Nanoindentation study on early-stage radiation damage in single-phase concentrated solid solution alloys

Abstract

Concentrated solid solution alloys (CSAs) comprising multiple components have unlocked novel pathways for materials design, particularly in enhancing radiation tolerance. It is imperative to detect early-stage radiation damage in CSAs to gain insights into damage initiation and accumulation mechanisms. In this study, nanoindentation is employed to assess the impact of irradiation on deformation mechanisms in single crystal CSAs, specifically NiCo, NiFe, and NiCoFeCr.

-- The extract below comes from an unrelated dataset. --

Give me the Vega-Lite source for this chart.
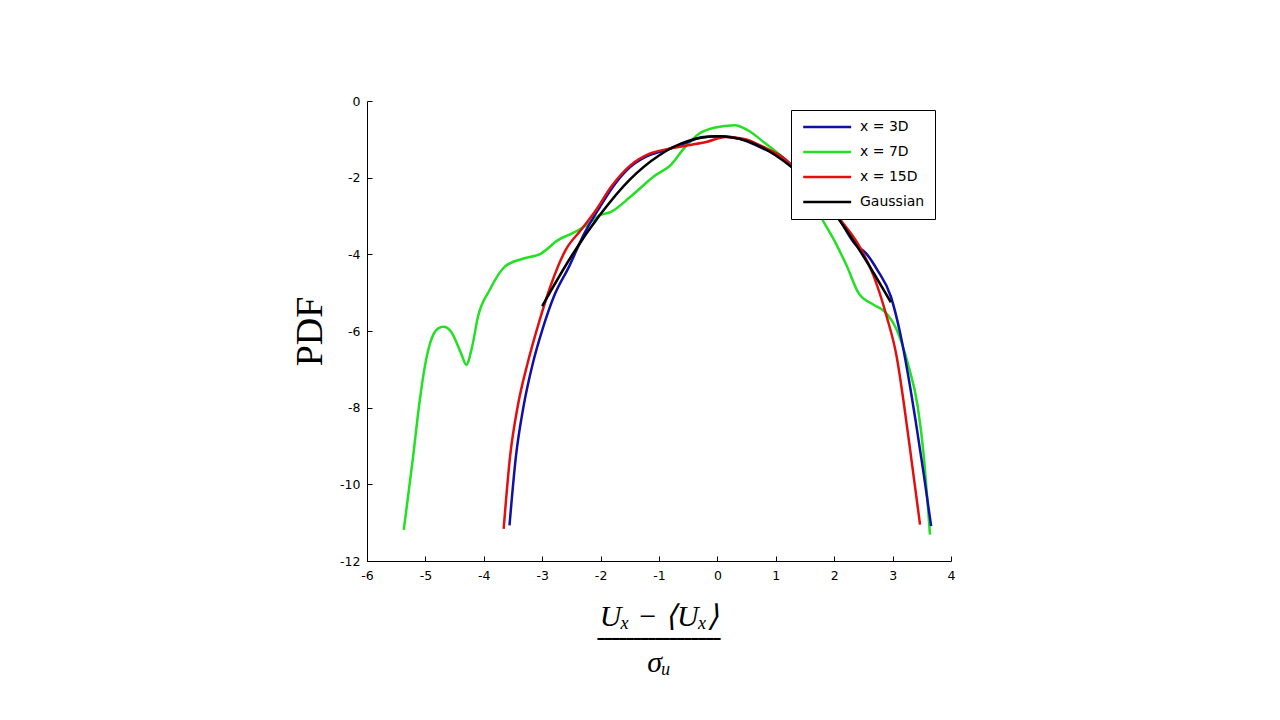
{
  "$schema": "https://vega.github.io/schema/vega-lite/v6.json",
  "autosize": {"type": "none"},
  "padding": {"left": 367, "top": 101, "right": 329, "bottom": 159},
  "width": 584,
  "height": 460,
  "background": "white",
  "config": {"view": {"stroke": null}, "font": "DejaVu Sans"},
  "title": {
    "text": "━━━━━━━━━━━━━━━━━",
    "subtitle": "σᵤ",
    "orient": "bottom",
    "anchor": "middle",
    "font": "DejaVu Sans",
    "fontSize": 12,
    "fontWeight": "normal",
    "color": "black",
    "offset": 2,
    "subtitleFont": "Liberation Serif",
    "subtitleFontStyle": "italic",
    "subtitleFontSize": 30,
    "subtitleColor": "black",
    "subtitlePadding": 2
  },
  "data": {
    "values": [
      {"s": "x = 7D", "x": -5.37, "y": -11.19},
      {"s": "x = 7D", "x": -5.21, "y": -9.27},
      {"s": "x = 7D", "x": -5.11, "y": -7.97},
      {"s": "x = 7D", "x": -5.01, "y": -6.93},
      {"s": "x = 7D", "x": -4.92, "y": -6.32},
      {"s": "x = 7D", "x": -4.78, "y": -5.93},
      {"s": "x = 7D", "x": -4.69, "y": -5.89},
      {"s": "x = 7D", "x": -4.56, "y": -6.02},
      {"s": "x = 7D", "x": -4.39, "y": -6.58},
      {"s": "x = 7D", "x": -4.30, "y": -6.88},
      {"s": "x = 7D", "x": -4.20, "y": -6.41},
      {"s": "x = 7D", "x": -4.10, "y": -5.63},
      {"s": "x = 7D", "x": -3.90, "y": -4.93},
      {"s": "x = 7D", "x": -3.64, "y": -4.32},
      {"s": "x = 7D", "x": -3.32, "y": -4.11},
      {"s": "x = 7D", "x": -3.02, "y": -3.98},
      {"s": "x = 7D", "x": -2.73, "y": -3.63},
      {"s": "x = 7D", "x": -2.47, "y": -3.44},
      {"s": "x = 7D", "x": -2.24, "y": -3.24},
      {"s": "x = 7D", "x": -2.01, "y": -2.98},
      {"s": "x = 7D", "x": -1.82, "y": -2.89},
      {"s": "x = 7D", "x": -1.49, "y": -2.50},
      {"s": "x = 7D", "x": -1.10, "y": -1.98},
      {"s": "x = 7D", "x": -0.78, "y": -1.64},
      {"s": "x = 7D", "x": -0.58, "y": -1.25},
      {"s": "x = 7D", "x": -0.32, "y": -0.86},
      {"s": "x = 7D", "x": -0.06, "y": -0.70},
      {"s": "x = 7D", "x": 0.30, "y": -0.63},
      {"s": "x = 7D", "x": 0.53, "y": -0.77},
      {"s": "x = 7D", "x": 0.79, "y": -1.07},
      {"s": "x = 7D", "x": 1.11, "y": -1.46},
      {"s": "x = 7D", "x": 1.44, "y": -2.00},
      {"s": "x = 7D", "x": 1.77, "y": -3.02},
      {"s": "x = 7D", "x": 2.03, "y": -3.72},
      {"s": "x = 7D", "x": 2.22, "y": -4.32},
      {"s": "x = 7D", "x": 2.42, "y": -5.02},
      {"s": "x = 7D", "x": 2.68, "y": -5.32},
      {"s": "x = 7D", "x": 2.87, "y": -5.50},
      {"s": "x = 7D", "x": 3.07, "y": -5.97},
      {"s": "x = 7D", "x": 3.26, "y": -6.84},
      {"s": "x = 7D", "x": 3.43, "y": -7.97},
      {"s": "x = 7D", "x": 3.53, "y": -9.20},
      {"s": "x = 7D", "x": 3.60, "y": -10.50},
      {"s": "x = 7D", "x": 3.64, "y": -11.31},

      {"s": "x = 3D", "x": -3.56, "y": -11.07},
      {"s": "x = 3D", "x": -3.45, "y": -9.27},
      {"s": "x = 3D", "x": -3.32, "y": -7.97},
      {"s": "x = 3D", "x": -3.16, "y": -6.84},
      {"s": "x = 3D", "x": -2.99, "y": -5.93},
      {"s": "x = 3D", "x": -2.80, "y": -5.10},
      {"s": "x = 3D", "x": -2.54, "y": -4.32},
      {"s": "x = 3D", "x": -2.28, "y": -3.46},
      {"s": "x = 3D", "x": -2.01, "y": -2.76},
      {"s": "x = 3D", "x": -1.75, "y": -2.16},
      {"s": "x = 3D", "x": -1.49, "y": -1.72},
      {"s": "x = 3D", "x": -1.23, "y": -1.46},
      {"s": "x = 3D", "x": -0.91, "y": -1.29},
      {"s": "x = 3D", "x": -0.58, "y": -1.12},
      {"s": "x = 3D", "x": -0.25, "y": -0.94},
      {"s": "x = 3D", "x": 0.07, "y": -0.92},
      {"s": "x = 3D", "x": 0.40, "y": -0.99},
      {"s": "x = 3D", "x": 0.79, "y": -1.25},
      {"s": "x = 3D", "x": 1.11, "y": -1.46},
      {"s": "x = 3D", "x": 1.50, "y": -2.05},
      {"s": "x = 3D", "x": 2.06, "y": -3.02},
      {"s": "x = 3D", "x": 2.35, "y": -3.72},
      {"s": "x = 3D", "x": 2.55, "y": -3.98},
      {"s": "x = 3D", "x": 2.74, "y": -4.41},
      {"s": "x = 3D", "x": 2.97, "y": -5.10},
      {"s": "x = 3D", "x": 3.13, "y": -6.06},
      {"s": "x = 3D", "x": 3.26, "y": -7.10},
      {"s": "x = 3D", "x": 3.40, "y": -8.40},
      {"s": "x = 3D", "x": 3.53, "y": -9.70},
      {"s": "x = 3D", "x": 3.66, "y": -11.09},

      {"s": "x = 15D", "x": -3.66, "y": -11.16},
      {"s": "x = 15D", "x": -3.55, "y": -9.27},
      {"s": "x = 15D", "x": -3.42, "y": -7.97},
      {"s": "x = 15D", "x": -3.25, "y": -6.84},
      {"s": "x = 15D", "x": -3.06, "y": -5.80},
      {"s": "x = 15D", "x": -2.86, "y": -4.84},
      {"s": "x = 15D", "x": -2.60, "y": -3.89},
      {"s": "x = 15D", "x": -2.34, "y": -3.37},
      {"s": "x = 15D", "x": -2.08, "y": -2.85},
      {"s": "x = 15D", "x": -1.82, "y": -2.24},
      {"s": "x = 15D", "x": -1.49, "y": -1.68},
      {"s": "x = 15D", "x": -1.17, "y": -1.38},
      {"s": "x = 15D", "x": -0.84, "y": -1.25},
      {"s": "x = 15D", "x": -0.52, "y": -1.16},
      {"s": "x = 15D", "x": -0.19, "y": -1.07},
      {"s": "x = 15D", "x": 0.14, "y": -0.94},
      {"s": "x = 15D", "x": 0.46, "y": -0.99},
      {"s": "x = 15D", "x": 0.79, "y": -1.20},
      {"s": "x = 15D", "x": 1.11, "y": -1.46},
      {"s": "x = 15D", "x": 1.50, "y": -2.05},
      {"s": "x = 15D", "x": 2.09, "y": -3.07},
      {"s": "x = 15D", "x": 2.42, "y": -3.76},
      {"s": "x = 15D", "x": 2.68, "y": -4.58},
      {"s": "x = 15D", "x": 2.90, "y": -5.63},
      {"s": "x = 15D", "x": 3.07, "y": -6.67},
      {"s": "x = 15D", "x": 3.20, "y": -7.97},
      {"s": "x = 15D", "x": 3.33, "y": -9.44},
      {"s": "x = 15D", "x": 3.47, "y": -11.05},

      {"s": "Gaussian", "x": -3.0, "y": -5.35},
      {"s": "Gaussian", "x": -2.5, "y": -4.05},
      {"s": "Gaussian", "x": -2.0, "y": -2.95},
      {"s": "Gaussian", "x": -1.5, "y": -2.05},
      {"s": "Gaussian", "x": -1.0, "y": -1.42},
      {"s": "Gaussian", "x": -0.5, "y": -1.04},
      {"s": "Gaussian", "x": 0.0, "y": -0.92},
      {"s": "Gaussian", "x": 0.5, "y": -1.04},
      {"s": "Gaussian", "x": 1.0, "y": -1.42},
      {"s": "Gaussian", "x": 1.5, "y": -2.04},
      {"s": "Gaussian", "x": 2.0, "y": -2.92},
      {"s": "Gaussian", "x": 2.5, "y": -4.05},
      {"s": "Gaussian", "x": 2.97, "y": -5.25}
    ]
  },
  "mark": {"type": "line", "strokeWidth": 2.5, "interpolate": "monotone", "clip": true},
  "encoding": {
    "x": {
      "field": "x",
      "type": "quantitative",
      "scale": {"domain": [-6, 4], "nice": false, "zero": false},
      "axis": {
        "values": [-6, -5, -4, -3, -2, -1, 0, 1, 2, 3, 4],
        "labelExpr": "'' + datum.value",
        "grid": false,
        "tickSize": -5,
        "tickColor": "black",
        "domainColor": "black",
        "labelColor": "black",
        "labelFont": "DejaVu Sans",
        "labelFontSize": 12.5,
        "labelPadding": 13,
        "labelFlush": false,
        "title": "Uₓ − ⟨Uₓ⟩",
        "titleFont": "Liberation Serif",
        "titleFontStyle": "italic",
        "titleFontWeight": "normal",
        "titleFontSize": 30,
        "titlePadding": 20,
        "titleColor": "black"
      }
    },
    "y": {
      "field": "y",
      "type": "quantitative",
      "scale": {"domain": [-12, 0], "nice": false, "zero": false},
      "axis": {
        "values": [0, -2, -4, -6, -8, -10, -12],
        "labelExpr": "'' + datum.value",
        "grid": false,
        "tickSize": -5,
        "tickColor": "black",
        "domainColor": "black",
        "labelColor": "black",
        "labelFont": "DejaVu Sans",
        "labelFontSize": 12.5,
        "labelPadding": 12,
        "labelFlush": false,
        "title": "PDF",
        "titleFont": "Liberation Serif",
        "titleFontWeight": "normal",
        "titleFontSize": 38,
        "titlePadding": 10,
        "titleColor": "black"
      }
    },
    "color": {
      "field": "s",
      "type": "nominal",
      "sort": ["x = 3D", "x = 7D", "x = 15D", "Gaussian"],
      "scale": {
        "domain": ["x = 3D", "x = 7D", "x = 15D", "Gaussian"],
        "range": ["#1010a8", "#22e022", "#e01010", "#000000"]
      },
      "legend": {
        "title": null,
        "orient": "none",
        "legendX": 424,
        "legendY": 9,
        "symbolType": "M-1,0H9",
        "symbolSize": 92,
        "symbolStrokeWidth": 2.5,
        "labelFont": "DejaVu Sans",
        "labelFontSize": 14,
        "labelColor": "black",
        "rowPadding": 11,
        "padding": 10,
        "strokeColor": "black",
        "fillColor": "white",
        "labelOffset": 45
      }
    }
  }
}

It is discovered that pile-up behavior in CSAs significantly affected by irradiation: pile-up induces 10–20 % increase in the contact area before irradiation that is independent of the penetration depth but 20–30 % after irradiation, which substantially affects hardness analyses. Within the context of strain gradient plasticity theory, distinct radiation-induced hardening in three CSAs is interpreted by two components: one is from the radiation-induced defects, and the other is the increase in density of geometrically necessary dislocations (GNDs) associated with indentation size effect (ISE). Quantitative analysis shows that the radiation-induced defects produce obvious hardening in NiFe and NiCoFeCr sample, but not in the NiCo sample. Meanwhile, the irradiation induces a higher GND density in NiCo and NiFe, but not in NiCoFeCr, which is interpreted by the volume change of the plastic zone.